[TASK STATEMENT]:
Take the listing and print it in full, exactly as given.

***

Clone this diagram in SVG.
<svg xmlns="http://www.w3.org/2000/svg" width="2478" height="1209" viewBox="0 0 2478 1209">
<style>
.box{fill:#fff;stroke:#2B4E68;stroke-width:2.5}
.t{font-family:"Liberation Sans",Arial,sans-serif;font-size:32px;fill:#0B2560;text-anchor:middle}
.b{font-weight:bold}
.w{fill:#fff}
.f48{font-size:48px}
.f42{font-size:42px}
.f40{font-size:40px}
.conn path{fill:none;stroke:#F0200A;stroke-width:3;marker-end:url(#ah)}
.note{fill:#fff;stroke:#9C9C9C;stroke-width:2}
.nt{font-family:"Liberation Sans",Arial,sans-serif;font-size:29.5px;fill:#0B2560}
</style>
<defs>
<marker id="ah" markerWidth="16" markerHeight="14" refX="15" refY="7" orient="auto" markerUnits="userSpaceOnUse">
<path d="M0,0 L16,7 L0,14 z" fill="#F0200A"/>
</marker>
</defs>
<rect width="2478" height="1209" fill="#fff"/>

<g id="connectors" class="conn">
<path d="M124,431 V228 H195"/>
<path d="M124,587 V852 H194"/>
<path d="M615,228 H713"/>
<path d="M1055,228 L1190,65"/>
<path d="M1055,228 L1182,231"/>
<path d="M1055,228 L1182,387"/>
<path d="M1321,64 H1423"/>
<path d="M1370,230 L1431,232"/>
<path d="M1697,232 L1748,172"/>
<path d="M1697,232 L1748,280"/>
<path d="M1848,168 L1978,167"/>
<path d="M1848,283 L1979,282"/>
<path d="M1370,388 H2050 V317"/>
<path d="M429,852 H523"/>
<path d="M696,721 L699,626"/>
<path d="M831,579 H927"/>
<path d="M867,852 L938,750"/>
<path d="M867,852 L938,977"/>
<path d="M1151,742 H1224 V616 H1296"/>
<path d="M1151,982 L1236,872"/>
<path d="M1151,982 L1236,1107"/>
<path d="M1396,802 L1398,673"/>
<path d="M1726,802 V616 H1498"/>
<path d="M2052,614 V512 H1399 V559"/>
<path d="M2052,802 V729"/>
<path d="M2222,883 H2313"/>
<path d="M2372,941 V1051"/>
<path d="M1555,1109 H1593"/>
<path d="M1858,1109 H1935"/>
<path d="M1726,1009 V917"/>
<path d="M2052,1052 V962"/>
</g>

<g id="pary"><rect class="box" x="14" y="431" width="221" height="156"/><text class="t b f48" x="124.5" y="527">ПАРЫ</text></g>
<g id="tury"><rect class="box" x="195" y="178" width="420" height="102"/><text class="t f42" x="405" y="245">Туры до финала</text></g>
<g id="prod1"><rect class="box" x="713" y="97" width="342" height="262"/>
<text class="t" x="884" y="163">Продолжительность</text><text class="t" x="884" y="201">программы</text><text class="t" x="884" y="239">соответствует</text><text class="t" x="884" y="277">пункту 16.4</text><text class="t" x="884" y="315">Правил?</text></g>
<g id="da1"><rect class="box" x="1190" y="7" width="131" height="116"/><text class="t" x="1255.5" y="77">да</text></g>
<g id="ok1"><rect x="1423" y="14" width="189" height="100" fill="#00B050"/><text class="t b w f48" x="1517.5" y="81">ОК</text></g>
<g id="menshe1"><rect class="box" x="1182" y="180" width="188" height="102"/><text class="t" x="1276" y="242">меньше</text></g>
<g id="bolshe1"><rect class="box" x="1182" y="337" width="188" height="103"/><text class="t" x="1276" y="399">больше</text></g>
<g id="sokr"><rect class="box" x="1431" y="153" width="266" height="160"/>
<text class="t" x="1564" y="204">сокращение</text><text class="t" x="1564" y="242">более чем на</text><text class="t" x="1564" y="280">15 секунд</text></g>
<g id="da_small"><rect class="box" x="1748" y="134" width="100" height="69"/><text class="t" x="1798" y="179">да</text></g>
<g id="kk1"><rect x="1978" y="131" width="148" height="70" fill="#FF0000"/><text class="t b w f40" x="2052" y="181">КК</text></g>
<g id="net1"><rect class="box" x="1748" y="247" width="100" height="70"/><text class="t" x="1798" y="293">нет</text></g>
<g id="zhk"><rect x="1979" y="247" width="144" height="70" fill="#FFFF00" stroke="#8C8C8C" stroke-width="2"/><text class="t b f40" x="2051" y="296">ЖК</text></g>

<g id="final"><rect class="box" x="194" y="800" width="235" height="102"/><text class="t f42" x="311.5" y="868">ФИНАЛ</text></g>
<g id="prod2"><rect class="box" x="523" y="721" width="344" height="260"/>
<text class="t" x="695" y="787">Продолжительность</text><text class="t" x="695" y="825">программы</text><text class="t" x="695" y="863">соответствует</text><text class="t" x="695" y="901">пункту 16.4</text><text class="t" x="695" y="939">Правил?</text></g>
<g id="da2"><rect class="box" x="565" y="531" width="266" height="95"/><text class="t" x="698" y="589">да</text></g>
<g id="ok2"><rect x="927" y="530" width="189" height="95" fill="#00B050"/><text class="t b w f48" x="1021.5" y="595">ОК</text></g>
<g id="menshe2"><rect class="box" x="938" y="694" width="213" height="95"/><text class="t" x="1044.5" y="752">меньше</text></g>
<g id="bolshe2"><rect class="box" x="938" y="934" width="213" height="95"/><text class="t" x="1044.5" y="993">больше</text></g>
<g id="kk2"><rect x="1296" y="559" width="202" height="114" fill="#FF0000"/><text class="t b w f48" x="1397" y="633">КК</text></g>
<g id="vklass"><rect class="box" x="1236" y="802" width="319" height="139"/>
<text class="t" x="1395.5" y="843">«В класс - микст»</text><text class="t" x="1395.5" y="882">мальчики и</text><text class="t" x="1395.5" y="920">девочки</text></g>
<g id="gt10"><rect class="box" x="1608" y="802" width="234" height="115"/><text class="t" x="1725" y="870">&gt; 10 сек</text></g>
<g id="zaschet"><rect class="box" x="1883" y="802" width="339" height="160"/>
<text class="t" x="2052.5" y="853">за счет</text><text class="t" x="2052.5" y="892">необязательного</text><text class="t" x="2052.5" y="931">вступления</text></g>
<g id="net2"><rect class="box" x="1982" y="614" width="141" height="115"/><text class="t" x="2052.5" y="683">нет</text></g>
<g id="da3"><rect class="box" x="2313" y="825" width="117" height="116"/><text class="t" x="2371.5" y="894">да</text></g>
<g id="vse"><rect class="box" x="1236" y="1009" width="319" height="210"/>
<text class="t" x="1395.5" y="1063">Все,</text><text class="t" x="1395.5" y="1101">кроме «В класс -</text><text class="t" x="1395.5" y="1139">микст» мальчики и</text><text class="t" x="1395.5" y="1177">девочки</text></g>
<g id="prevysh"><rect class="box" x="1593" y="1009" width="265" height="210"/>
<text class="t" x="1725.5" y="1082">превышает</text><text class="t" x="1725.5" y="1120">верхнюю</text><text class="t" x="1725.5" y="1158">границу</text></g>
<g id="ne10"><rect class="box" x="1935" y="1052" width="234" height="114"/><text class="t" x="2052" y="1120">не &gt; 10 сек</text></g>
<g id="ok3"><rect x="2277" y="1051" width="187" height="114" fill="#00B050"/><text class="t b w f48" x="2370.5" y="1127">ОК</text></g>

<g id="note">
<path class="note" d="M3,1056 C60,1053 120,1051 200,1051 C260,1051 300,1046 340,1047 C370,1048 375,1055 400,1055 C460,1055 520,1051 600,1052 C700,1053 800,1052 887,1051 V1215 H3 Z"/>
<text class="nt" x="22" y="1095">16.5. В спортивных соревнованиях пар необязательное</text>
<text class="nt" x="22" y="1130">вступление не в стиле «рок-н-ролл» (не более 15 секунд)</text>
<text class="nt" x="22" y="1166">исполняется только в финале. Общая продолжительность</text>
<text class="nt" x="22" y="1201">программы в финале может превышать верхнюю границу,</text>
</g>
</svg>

***

[CORRECT RESPONSE]:
Clone this diagram in SVG.
<svg xmlns="http://www.w3.org/2000/svg" width="2478" height="1209" viewBox="0 0 2478 1209">
<style>
.box{fill:#fff;stroke:#2B4E68;stroke-width:2.5}
.t{font-family:"Liberation Sans",Arial,sans-serif;font-size:32px;fill:#0B2560;text-anchor:middle}
.b{font-weight:bold}
.w{fill:#fff}
.f48{font-size:48px}
.f42{font-size:42px}
.f40{font-size:40px}
.conn path{fill:none;stroke:#F0200A;stroke-width:3;marker-end:url(#ah)}
.note{fill:#fff;stroke:#9C9C9C;stroke-width:2}
.nt{font-family:"Liberation Sans",Arial,sans-serif;font-size:29.5px;fill:#0B2560}
</style>
<defs>
<marker id="ah" markerWidth="16" markerHeight="14" refX="15" refY="7" orient="auto" markerUnits="userSpaceOnUse">
<path d="M0,0 L16,7 L0,14 z" fill="#F0200A"/>
</marker>
</defs>
<rect width="2478" height="1209" fill="#fff"/>

<g id="connectors" class="conn">
<path d="M124,431 V228 H195"/>
<path d="M124,587 V852 H194"/>
<path d="M615,228 H713"/>
<path d="M1055,228 L1190,65"/>
<path d="M1055,228 L1182,231"/>
<path d="M1055,228 L1182,387"/>
<path d="M1321,64 H1423"/>
<path d="M1370,230 L1431,232"/>
<path d="M1697,232 L1748,172"/>
<path d="M1697,232 L1748,280"/>
<path d="M1848,168 L1978,167"/>
<path d="M1848,283 L1979,282"/>
<path d="M1370,388 H2050 V317"/>
<path d="M429,852 H523"/>
<path d="M696,721 L699,626"/>
<path d="M831,579 H927"/>
<path d="M867,852 L938,750"/>
<path d="M867,852 L938,977"/>
<path d="M1151,742 H1224 V616 H1296"/>
<path d="M1151,982 L1236,872"/>
<path d="M1151,982 L1236,1107"/>
<path d="M1396,802 L1398,673"/>
<path d="M1726,802 V616 H1498"/>
<path d="M2052,614 V512 H1399 V559"/>
<path d="M2052,802 V729"/>
<path d="M2222,883 H2313"/>
<path d="M2372,941 V1051"/>
<path d="M1555,1109 H1593"/>
<path d="M1858,1109 H1935"/>
<path d="M1726,1009 V917"/>
<path d="M2052,1052 V962"/>
</g>

<g id="pary"><rect class="box" x="14" y="431" width="221" height="156"/><text class="t b f48" x="124.5" y="527">ПАРЫ</text></g>
<g id="tury"><rect class="box" x="195" y="178" width="420" height="102"/><text class="t f42" x="405" y="245">Туры до финала</text></g>
<g id="prod1"><rect class="box" x="713" y="97" width="342" height="262"/>
<text class="t" x="884" y="163">Продолжительность</text><text class="t" x="884" y="201">программы</text><text class="t" x="884" y="239">соответствует</text><text class="t" x="884" y="277">пункту 16.4</text><text class="t" x="884" y="315">Правил?</text></g>
<g id="da1"><rect class="box" x="1190" y="7" width="131" height="116"/><text class="t" x="1255.5" y="77">да</text></g>
<g id="ok1"><rect x="1423" y="14" width="189" height="100" fill="#00B050"/><text class="t b w f48" x="1517.5" y="81">ОК</text></g>
<g id="menshe1"><rect class="box" x="1182" y="180" width="188" height="102"/><text class="t" x="1276" y="242">меньше</text></g>
<g id="bolshe1"><rect class="box" x="1182" y="337" width="188" height="103"/><text class="t" x="1276" y="399">больше</text></g>
<g id="sokr"><rect class="box" x="1431" y="153" width="266" height="160"/>
<text class="t" x="1564" y="204">сокращение</text><text class="t" x="1564" y="242">более чем на</text><text class="t" x="1564" y="280">15 секунд</text></g>
<g id="da_small"><rect class="box" x="1748" y="134" width="100" height="69"/><text class="t" x="1798" y="179">да</text></g>
<g id="kk1"><rect x="1978" y="131" width="148" height="70" fill="#FF0000"/><text class="t b w f40" x="2052" y="181">КК</text></g>
<g id="net1"><rect class="box" x="1748" y="247" width="100" height="70"/><text class="t" x="1798" y="293">нет</text></g>
<g id="zhk"><rect x="1979" y="247" width="144" height="70" fill="#FFFF00" stroke="#8C8C8C" stroke-width="2"/><text class="t b f40" x="2051" y="296">ЖК</text></g>

<g id="final"><rect class="box" x="194" y="800" width="235" height="102"/><text class="t f42" x="311.5" y="868">ФИНАЛ</text></g>
<g id="prod2"><rect class="box" x="523" y="721" width="344" height="260"/>
<text class="t" x="695" y="787">Продолжительность</text><text class="t" x="695" y="825">программы</text><text class="t" x="695" y="863">соответствует</text><text class="t" x="695" y="901">пункту 16.4</text><text class="t" x="695" y="939">Правил?</text></g>
<g id="da2"><rect class="box" x="565" y="531" width="266" height="95"/><text class="t" x="698" y="589">да</text></g>
<g id="ok2"><rect x="927" y="530" width="189" height="95" fill="#00B050"/><text class="t b w f48" x="1021.5" y="595">ОК</text></g>
<g id="menshe2"><rect class="box" x="938" y="694" width="213" height="95"/><text class="t" x="1044.5" y="752">меньше</text></g>
<g id="bolshe2"><rect class="box" x="938" y="934" width="213" height="95"/><text class="t" x="1044.5" y="993">больше</text></g>
<g id="kk2"><rect x="1296" y="559" width="202" height="114" fill="#FF0000"/><text class="t b w f48" x="1397" y="633">КК</text></g>
<g id="vklass"><rect class="box" x="1236" y="802" width="319" height="139"/>
<text class="t" x="1395.5" y="843">«В класс - микст»</text><text class="t" x="1395.5" y="882">мальчики и</text><text class="t" x="1395.5" y="920">девочки</text></g>
<g id="gt10"><rect class="box" x="1608" y="802" width="234" height="115"/><text class="t" x="1725" y="870">&gt; 10 сек</text></g>
<g id="zaschet"><rect class="box" x="1883" y="802" width="339" height="160"/>
<text class="t" x="2052.5" y="853">за счет</text><text class="t" x="2052.5" y="892">необязательного</text><text class="t" x="2052.5" y="931">вступления</text></g>
<g id="net2"><rect class="box" x="1982" y="614" width="141" height="115"/><text class="t" x="2052.5" y="683">нет</text></g>
<g id="da3"><rect class="box" x="2313" y="825" width="117" height="116"/><text class="t" x="2371.5" y="894">да</text></g>
<g id="vse"><rect class="box" x="1236" y="1009" width="319" height="210"/>
<text class="t" x="1395.5" y="1063">Все,</text><text class="t" x="1395.5" y="1101">кроме «В класс -</text><text class="t" x="1395.5" y="1139">микст» мальчики и</text><text class="t" x="1395.5" y="1177">девочки</text></g>
<g id="prevysh"><rect class="box" x="1593" y="1009" width="265" height="210"/>
<text class="t" x="1725.5" y="1082">превышает</text><text class="t" x="1725.5" y="1120">верхнюю</text><text class="t" x="1725.5" y="1158">границу</text></g>
<g id="ne10"><rect class="box" x="1935" y="1052" width="234" height="114"/><text class="t" x="2052" y="1120">не &gt; 10 сек</text></g>
<g id="ok3"><rect x="2277" y="1051" width="187" height="114" fill="#00B050"/><text class="t b w f48" x="2370.5" y="1127">ОК</text></g>

<g id="note">
<path class="note" d="M3,1056 C60,1053 120,1051 200,1051 C260,1051 300,1046 340,1047 C370,1048 375,1055 400,1055 C460,1055 520,1051 600,1052 C700,1053 800,1052 887,1051 V1215 H3 Z"/>
<text class="nt" x="22" y="1095">16.5. В спортивных соревнованиях пар необязательное</text>
<text class="nt" x="22" y="1130">вступление не в стиле «рок-н-ролл» (не более 15 секунд)</text>
<text class="nt" x="22" y="1166">исполняется только в финале. Общая продолжительность</text>
<text class="nt" x="22" y="1201">программы в финале может превышать верхнюю границу,</text>
</g>
</svg>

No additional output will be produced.